Первоначальный трепет и некоторая неуверенность в своих силах постепенно остались в прошлом. Ларину теперь не только охотно доверяли практические занятия, но и привлекали к методическим разработкам. Одной из них он сам остался чрезвычайно доволен и вспоминал о ней не без гордости:
Заметили, что у меня наброски очень хорошие. И попросили составить программу по наброску. И я это сделал. Советовался с Осипом Абрамовичем (Авсияном. – Д. С.), еще с кем-то. В общем, получилось. Группы, которые я вел, используя собственную программу, получались хорошими. Оставшийся экземпляр программы я отдал Наташе Алексеевой, своей ученице, которая стала преподавать.
Наталья Владимировна Алексеева-Штольдер действительно потом, после окончания Суриковского института, много преподавала, в том числе в московской Академии изящных искусств (АИИ) и в наследующем ей Институте художественного творчества (ИХТ), которые возникли в 1990‐х как своего рода альтернатива образованию по советским стандартам. На факультете изобразительных искусств, кстати, там некоторое время верховодили братья Волковы, Валерий и Александр. Эти камерные учебные заведения просуществовали поочередно и в сумме почти полтора десятилетия – ИХТ закрылся в 2007‐м, после долгих и не очень успешных попыток лавирования между волнами директив, в нарастающем темпе исходивших из-под пера чиновников министерства образования… Так вот, во второй половине 1970‐х Наталья Алексеева училась в МГХУ у старшего из братьев Волковых и у Юрия Ларина. Тот отрезок времени она расценивает как преимущественно радостный и чрезвычайно для себя полезный:
Ларин и Волков вели наш курс вместе. Это было счастье, потому что у них была единая линия – свободная, но основанная на хорошей базе. С Волковым они были абсолютные антиподы: Волков – диктатор с сильной харизмой, который никого не хотел слушать, а Ларин – демократ. Но вдвоем они прекрасно друг друга дополняли. Считаю, что для нашего курса это был подарок судьбы.

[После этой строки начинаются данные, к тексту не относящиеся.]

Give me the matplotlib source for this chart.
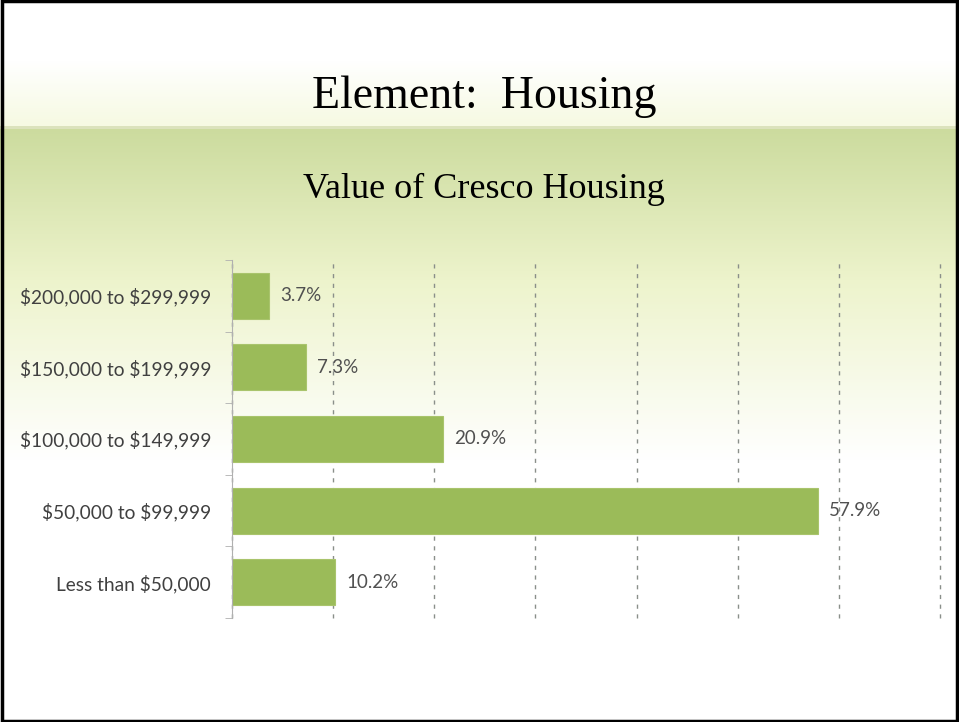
import numpy as np
import matplotlib.pyplot as plt

categories = ["Less than \\$50,000", "\\$50,000 to \\$99,999", "\\$100,000 to \\$149,999",
              "\\$150,000 to \\$199,999", "\\$200,000 to \\$299,999"]
values = [10.2, 57.9, 20.9, 7.3, 3.7]

fig = plt.figure(figsize=(9.59, 7.22), dpi=100)

# slide background: pale band behind the title, green band fading down
bg = fig.add_axes([0, 0, 1, 1], zorder=0)
bg.set_axis_off()
H = 722
col = np.ones((H, 3))
top = np.array([1.0, 1.0, 1.0])
pale = np.array([0.965, 0.978, 0.885])
green = np.array([0.80, 0.86, 0.62])
mid = np.array([0.93, 0.955, 0.80])
for y in range(H):
    if y < 60:
        c = top
    elif y < 126:
        t = (y - 60) / 66
        c = top + (pale - top) * t
    elif y < 129:
        c = np.array([0.86, 0.89, 0.74])
    elif y < 280:
        t = (y - 129) / 151
        c = green + (mid - green) * t
    elif y < 460:
        t = (y - 280) / 180
        c = mid + (top - mid) * t
    else:
        c = top
    col[y] = c
bg.imshow(col[:, None, :], aspect="auto", extent=[0, 1, 0, 1])
bg.set_xlim(0, 1)
bg.set_ylim(0, 1)
border = plt.Rectangle((0.002, 0.002), 0.996, 0.996, transform=fig.transFigure,
                       fill=False, ec="black", lw=2.5, zorder=5)
fig.patches.append(border)

fig.text(0.505, 0.866, "Element:  Housing", ha="center", va="center",
         fontsize=33, family="Liberation Serif", color="black")
fig.text(0.505, 0.738, "Value of Cresco Housing", ha="center", va="center",
         fontsize=26, family="Liberation Serif", color="black")

ax = fig.add_axes([232 / 959, 1 - 618 / 722, (940 - 232) / 959, (618 - 260) / 722], zorder=1)
ax.patch.set_alpha(0)

y = np.arange(len(categories))
ax.barh(y, values, height=0.64, color="#9bbb59", edgecolor="#a9c46c", lw=0.8, zorder=2)
ax.set_xlim(0, 70)
ax.set_ylim(-0.5, len(categories) - 0.5)
ax.set_xticks(np.arange(0, 71, 10))
ax.set_xticklabels([])
ax.tick_params(axis="x", length=0)
ax.grid(axis="x", ls=(0, (3, 4)), lw=1, color="#8a8f8a", zorder=1)
for gl in ax.get_xgridlines():
    gl.set_clip_on(False)

ax.set_yticks(y)
ax.set_yticklabels(categories, fontsize=13.8, color="#404040", family="Lato")
ax.set_yticks(np.arange(-0.5, len(categories), 1), minor=True)
ax.tick_params(axis="y", which="major", length=0, pad=15)
ax.tick_params(axis="y", which="minor", length=5, color="#b0b0b0")

for sp in ["top", "right", "bottom"]:
    ax.spines[sp].set_visible(False)
ax.spines["left"].set_color("#b0b0b0")

for yy, v in zip(y, values):
    ax.text(v + 1.1, yy, "%.1f%%" % v, va="center", ha="left",
            fontsize=13.5, color="#505050", family="Lato")

plt.savefig("out.png", dpi=100)
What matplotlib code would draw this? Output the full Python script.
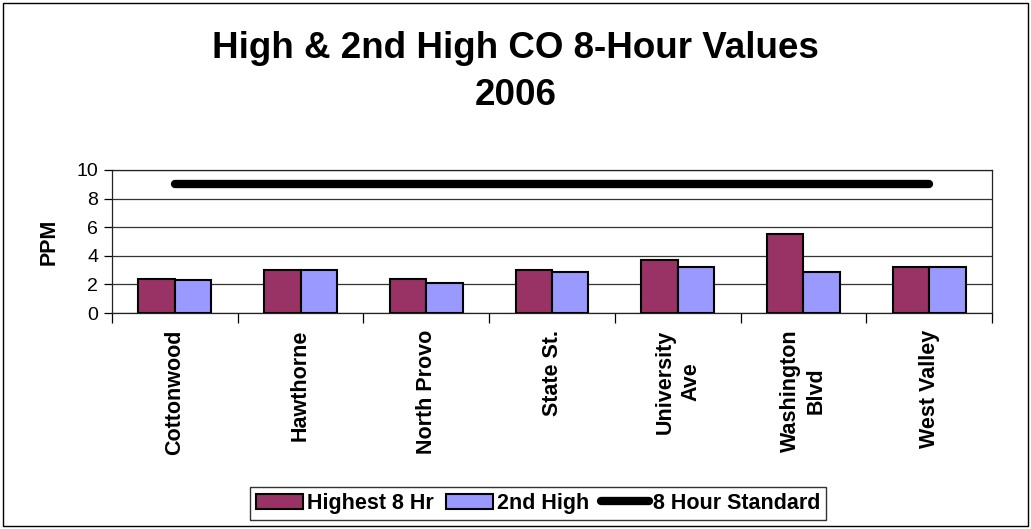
import matplotlib
matplotlib.use("Agg")
import matplotlib.pyplot as plt
import numpy as np
from matplotlib.patches import Rectangle, Patch
from matplotlib.lines import Line2D

plt.rcParams['font.family'] = ['Liberation Sans', 'DejaVu Sans']

sites = ["Cottonwood", "Hawthorne", "North Provo", "State St.",
         "University\nAve", "Washington\nBlvd", "West Valley"]
highest = [2.4, 3.0, 2.4, 3.0, 3.7, 5.5, 3.2]
second = [2.3, 3.0, 2.1, 2.9, 3.2, 2.9, 3.2]
standard = [9, 9, 9, 9, 9, 9, 9]

fig = plt.figure(figsize=(10.31, 5.29), dpi=100)
ax = fig.add_axes([112/1031, (529-313)/529, (992-112)/1031, (313-170)/529])

x = np.arange(len(sites))
w = 0.29
ax.bar(x - w/2, highest, w, color='#993366', edgecolor='black', linewidth=1.5, zorder=3)
ax.bar(x + w/2, second, w, color='#9999FF', edgecolor='black', linewidth=1.5, zorder=3)
ax.plot(x, standard, color='black', linewidth=6, solid_capstyle='round', zorder=4)

ax.set_xlim(-0.5, len(sites) - 0.5)
ax.set_ylim(0, 10)
ax.set_yticks([0, 2, 4, 6, 8, 10])
ax.yaxis.grid(True, color='#333333', linewidth=0.9, zorder=0)
ax.set_axisbelow(True)
ax.tick_params(axis='y', direction='out', length=6, width=0.9, labelsize=14, pad=4)

ax.set_xticks(x)
ax.set_xticklabels(sites, rotation=90, fontsize=15.5, fontweight='bold',
                   ha='center', va='top', multialignment='center', linespacing=1.3)
ax.set_xticks(np.arange(-0.5, len(sites)), minor=True)
ax.tick_params(axis='x', which='major', length=0, pad=12)
ax.tick_params(axis='x', which='minor', direction='out', length=7, width=0.9)

for s in ax.spines.values():
    s.set_linewidth(0.9)
    s.set_color('#222222')

ax.set_ylabel('PPM', fontsize=15.5, fontweight='bold', labelpad=12)

fig.text(0.5, 1 - 72/529, 'High & 2nd High CO 8-Hour Values\n2006',
         ha='center', va='center', fontsize=26.5, fontweight='bold', linespacing=1.45)

handles = [Patch(facecolor='#993366', edgecolor='black', linewidth=1.5),
           Patch(facecolor='#9999FF', edgecolor='black', linewidth=1.5),
           Line2D([0], [0], color='black', linewidth=6, solid_capstyle='round')]
labels = ['Highest 8 Hr', '2nd High', '8 Hour Standard']
leg = fig.legend(handles, labels, loc='center', bbox_to_anchor=(538/1031, 1 - 503.5/529),
                 ncol=3, frameon=True, fancybox=False, shadow=False,
                 prop={'weight': 'bold', 'size': 15.5}, handlelength=2.2,
                 handleheight=0.7, handletextpad=0.18, columnspacing=0.55,
                 borderpad=0.3, borderaxespad=0)
leg.get_frame().set_edgecolor('black')
leg.get_frame().set_linewidth(1.0)

fig.patches.append(Rectangle((3/1031, 3/529), 1025/1031, 523/529, transform=fig.transFigure,
                             fill=False, edgecolor='black', linewidth=1.0))

fig.savefig('out.png', dpi=100)
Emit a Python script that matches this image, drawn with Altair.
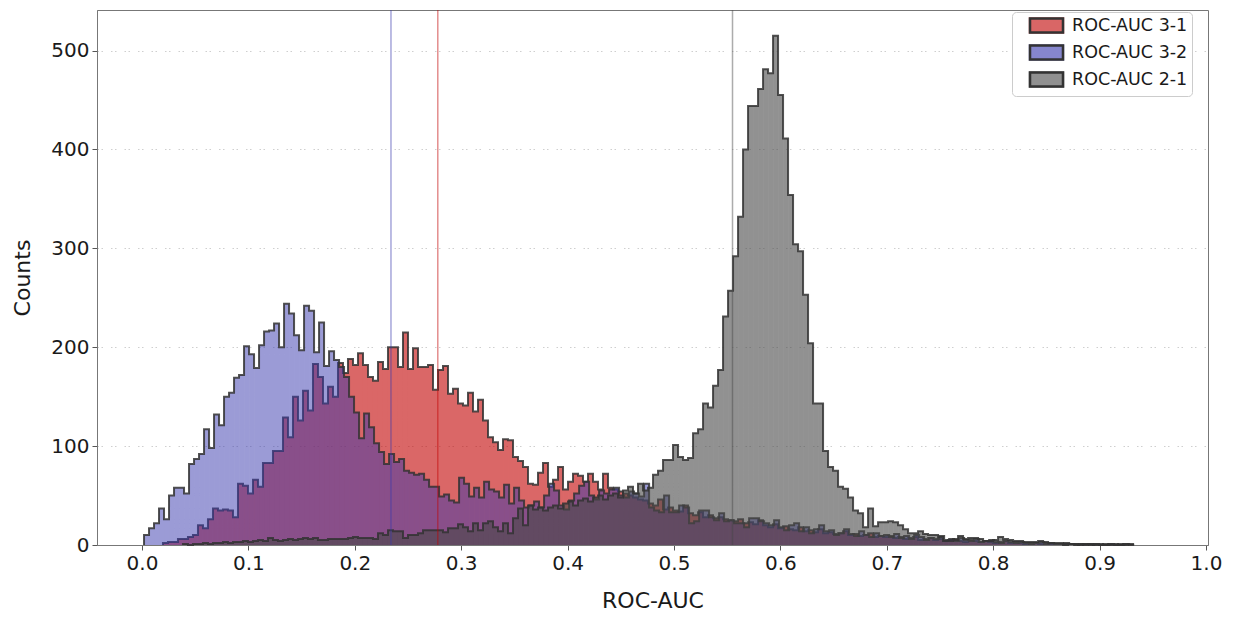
import altair as alt
import pandas as pd

# ---------------- data ----------------
series_names = ["ROC-AUC 3-1", "ROC-AUC 3-2", "ROC-AUC 2-1"]
edge_keys = ["e1", "e2", "e3"]
series_colors = ["#c10202", "#3737ad", "#484848"]
series_alpha = [0.6, 0.5, 0.6]
bin_width = 0.0047

# ROC-AUC 3-1 (red)
red_start = 0.0197
red_counts = [
    2, 3, 3, 6, 6, 8, 10, 20, 17, 26, 37, 35, 36, 35, 28, 62, 60, 52, 66, 59,
    83, 83, 95, 95, 129, 109, 150, 126, 156, 136, 183, 170, 143, 160,
    150, 184, 174, 188, 182, 194, 182, 170, 166, 185, 178, 200, 200, 180, 215, 178,
    199, 180, 180, 182,
    157, 177, 181, 153, 158, 143, 141, 154, 135, 147, 126, 109, 104, 96, 107, 106,
    89, 85, 79, 62,
    61, 73, 83, 59, 66, 79, 56, 64, 72, 70, 64, 72, 64, 56, 72, 58, 56, 54, 52, 50,
    48, 46, 45, 42,
    40, 46, 36, 38, 35, 34, 40, 32, 30, 33, 28, 30, 27, 28, 26, 25, 24, 26, 22, 23,
    21, 25,
    20, 18, 21, 17, 19, 16, 15, 18, 14, 15, 13, 16, 12, 13, 11, 12, 14, 10, 11, 9,
    10, 12, 8, 9,
    8, 9, 7, 8, 6, 7, 8, 5, 6, 7, 5, 6, 4, 5, 6, 4, 3, 5, 4, 3, 4, 3, 2, 3, 4, 2, 3,
    2, 1, 2, 2, 1, 2, 1, 1, 1, 0, 1, 1, 0, 1, 1, 0, 0, 1, 0, 0, 1, 0, 1,
]

# ROC-AUC 3-2 (blue)
blue_start = 0.0019
blue_counts = [
    10, 17, 22, 37, 26, 50, 58, 58, 52, 82, 87, 92, 117, 98, 132, 121, 150, 154, 169, 172,
    201, 193, 179, 202, 216, 217, 224, 200, 244, 234, 212, 197, 242, 237, 195, 225, 181,
    196, 187, 180, 170, 150, 134, 108, 133, 119, 103, 94, 82, 92, 84, 87, 75, 73, 71,
    72, 66, 59,
    59, 49, 51, 45, 43, 68, 62, 49, 58, 48, 64, 56, 54, 48, 61, 42, 58, 45, 38,
    40, 44, 38, 50, 62, 55, 40, 36, 45, 52, 60, 64, 50, 46, 55, 52, 56, 58, 50, 48,
    54, 52, 49, 62,
    38, 35, 33, 50, 33, 33, 40, 38, 22, 24, 35, 35, 28, 25, 32, 24, 25, 22, 22, 18,
    27, 27, 24,
    22, 20, 25, 18, 15, 20, 22, 14, 18, 12, 16, 20, 14, 15, 10, 12, 16, 11, 9, 14,
    10, 8, 12, 9,
    10, 8, 11, 7, 9, 6, 10, 8, 5, 7, 6, 9, 5, 6, 4, 7, 5, 4, 6, 3, 4, 5, 3, 2, 4, 3,
    2, 3, 2, 1, 2, 3, 1, 2, 1, 1, 2, 1, 0, 1, 1, 0, 1, 0, 0, 1, 0, 0, 1, 0,
]

# ROC-AUC 2-1 (grey)
grey_start = 0.0385
grey_counts = [
    1, 0, 1, 1, 2, 1, 2, 2, 3, 2, 3, 3, 4, 3, 4, 5, 4, 7, 5, 4, 5, 6, 5, 6, 7, 6, 7,
    5, 5, 6, 6, 6, 6, 7, 8, 7, 7, 7, 6, 12, 10, 15, 14, 14, 7, 10, 10, 12, 15,
    15, 15, 15, 13, 17, 17, 21, 18, 14, 22, 15, 22, 24, 18, 14, 22, 12, 27, 37, 20,
    40, 36, 38, 35, 38, 40, 37, 42, 44, 40, 45, 47, 44, 48, 50, 46, 50, 52, 48, 55,
    59, 52, 62, 55,
    58, 71, 75, 86, 86, 101, 89, 86, 88, 113, 117, 143, 139, 161, 177, 231, 257, 292,
    332, 400, 444, 444, 461, 481, 477, 515, 455, 411, 354, 304, 297, 253, 204, 143,
    143, 95, 79, 75, 59, 57, 48, 35, 32, 18, 37, 19,
    23, 23, 24, 23, 20, 16, 12, 12, 14, 11, 10, 10, 8, 4, 4, 5, 9, 6, 7, 7, 6, 4, 4,
    5, 8, 6, 5, 4, 4, 3, 3, 3, 4, 3, 2, 2, 2, 1, 1, 1, 1, 0, 1, 1, 1, 0, 1, 1, 0, 1,
]

# mean values (vertical lines)
mean_values = [0.278, 0.234, 0.555]

x_ticks = [round(0.1 * i, 1) for i in range(11)]
y_ticks = [0, 100, 200, 300, 400, 500]

# ---------------- build tables ----------------
rows = []
for name, key, start, counts in zip(series_names, edge_keys,
                                    [red_start, blue_start, grey_start],
                                    [red_counts, blue_counts, grey_counts]):
    rows.append({"series": name, "edge": key, "x": start, "count": 0, "order": 0})
    for i, c in enumerate(counts):
        rows.append({"series": name, "edge": key, "x": start + i * bin_width,
                     "count": c, "order": i + 1})
    rows.append({"series": name, "edge": key, "x": start + len(counts) * bin_width,
                 "count": 0, "order": len(counts) + 1})
hist = pd.DataFrame(rows)
means = pd.DataFrame({"series": series_names, "mean": mean_values})

FONT = "DejaVu Sans"
x_scale = alt.Scale(domain=[-0.0423, 1.0019], nice=False, zero=False)
y_scale = alt.Scale(domain=[0, 541], nice=False)
color_scale = alt.Scale(domain=series_names, range=series_colors)
edge_scale = alt.Scale(domain=edge_keys, range=["#333333", "#333333", "#333333"])

sym_path = "M-2,-0.85H2V0.85H-2Z"
legend_common = dict(
    title=None, orient="none", legendX=915, legendY=2, padding=4,
    labelFont=FONT, labelFontSize=17.5, labelColor="#1a1a1a", labelOffset=16,
    symbolType=sym_path, symbolSize=272, symbolOffset=21,
    symbolStrokeWidth=2.5, rowPadding=2,
)
# coloured swatches + labels
legend_fill = alt.Legend(strokeColor="#cccccc", fillColor="white", cornerRadius=4,
                         symbolOpacity=0.6, zindex=1, **legend_common)
# dark swatch outlines drawn on top (blank labels, the first legend carries the text)
legend_edge = alt.Legend(labelExpr="' '", zindex=2, **legend_common)

x_axis = alt.Axis(title="ROC-AUC", values=x_ticks, format=".1f", grid=False,
                  labelFont=FONT, labelFontSize=20, labelColor="#1a1a1a",
                  titleFont=FONT, titleFontSize=22, titleFontWeight="normal",
                  titleColor="#1a1a1a", titlePadding=17,
                  tickSize=5, tickColor="#555555", labelPadding=3,
                  domainColor="#777777")
y_axis = alt.Axis(title="Counts", values=y_ticks, grid=True,
                  gridDash=[1.5, 2.5, 1.5, 8], gridColor="#cfcfcf", gridWidth=1,
                  labelFont=FONT, labelFontSize=20, labelColor="#1a1a1a",
                  titleFont=FONT, titleFontSize=22, titleFontWeight="normal",
                  titleColor="#1a1a1a", titlePadding=16,
                  tickSize=5, tickColor="#555555", labelPadding=3,
                  domainColor="#777777")

layers = []
for i, name in enumerate(series_names):
    base = alt.Chart(hist).transform_filter(alt.datum.series == name)
    area = base.mark_area(interpolate="step-after", fillOpacity=series_alpha[i]).encode(
        x=alt.X("x:Q", scale=x_scale, axis=x_axis),
        y=alt.Y("count:Q", scale=y_scale, axis=y_axis),
        color=alt.Color("series:N", scale=color_scale, legend=legend_fill),
        order=alt.Order("order:Q"),
    )
    line = base.mark_line(interpolate="step-after", strokeWidth=2,
                          strokeOpacity=0.85).encode(
        x=alt.X("x:Q", scale=x_scale, axis=x_axis),
        y=alt.Y("count:Q", scale=y_scale, axis=y_axis),
        stroke=alt.Stroke("edge:N", scale=edge_scale, legend=legend_edge),
        order=alt.Order("order:Q"),
    )
    layers += [area, line]

rules = alt.Chart(means).mark_rule(strokeWidth=1.5, opacity=0.45).encode(
    x=alt.X("mean:Q", scale=x_scale, axis=x_axis),
    color=alt.Color("series:N", scale=color_scale, legend=None),
)
layers.append(rules)

chart = alt.layer(*layers).properties(
    width=1111, height=535,
    autosize=alt.AutoSizeParams(type="none"),
    padding={"left": 89, "top": 2, "right": 18, "bottom": 66},
).configure_view(stroke="#777777", strokeWidth=1).configure_axis(
    labelFont=FONT, titleFont=FONT
)

chart.save("out.html", embed_options={"renderer": "svg", "actions": False})
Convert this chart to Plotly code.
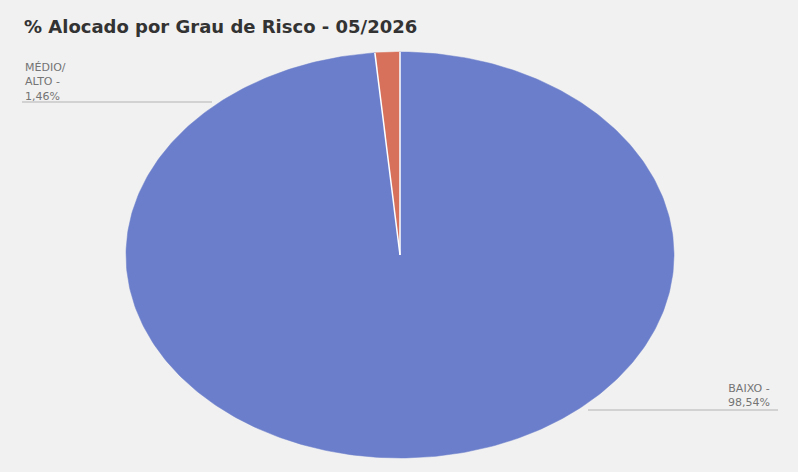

Машинописный текст ларинской программы, посвященной наброскам, у Алексеевой-Штольдер сохранился. Озаглавлен он был довольно казенно, как и полагалось в благоприличном учебном заведении: «О методике преподавания наброска на младших курсах отделения промышленной графики». Но содержание оказалось живым, логичным, убедительным. А некоторые установки вообще противоречили принятой тогда педагогической схеме, устроенной по принципу «забудьте все, что вам мерещилось до прихода в наши классы». Например, в программе у Ларина присутствовал пункт, который подразумевал акцентированное внимание преподавателя к доучилищному прошлому его воспитанников:
Как правило, поступившие на первый курс уже обладают какими-то навыками в области наброска. Их интересы в какой-то мере сформировались. Одни любят рисовать животных, другие людей, третьи увлекаются пейзажем и т. д. Точно так же учащиеся сами, может быть, того не подозревая, склоняются к тем или иным средствам выражения, пластическим приемам. Очень важно сразу же познакомиться с тем, что ребята делали до училища, изучить их интересы. Дальнейшая работа должна вестись с учетом увиденного.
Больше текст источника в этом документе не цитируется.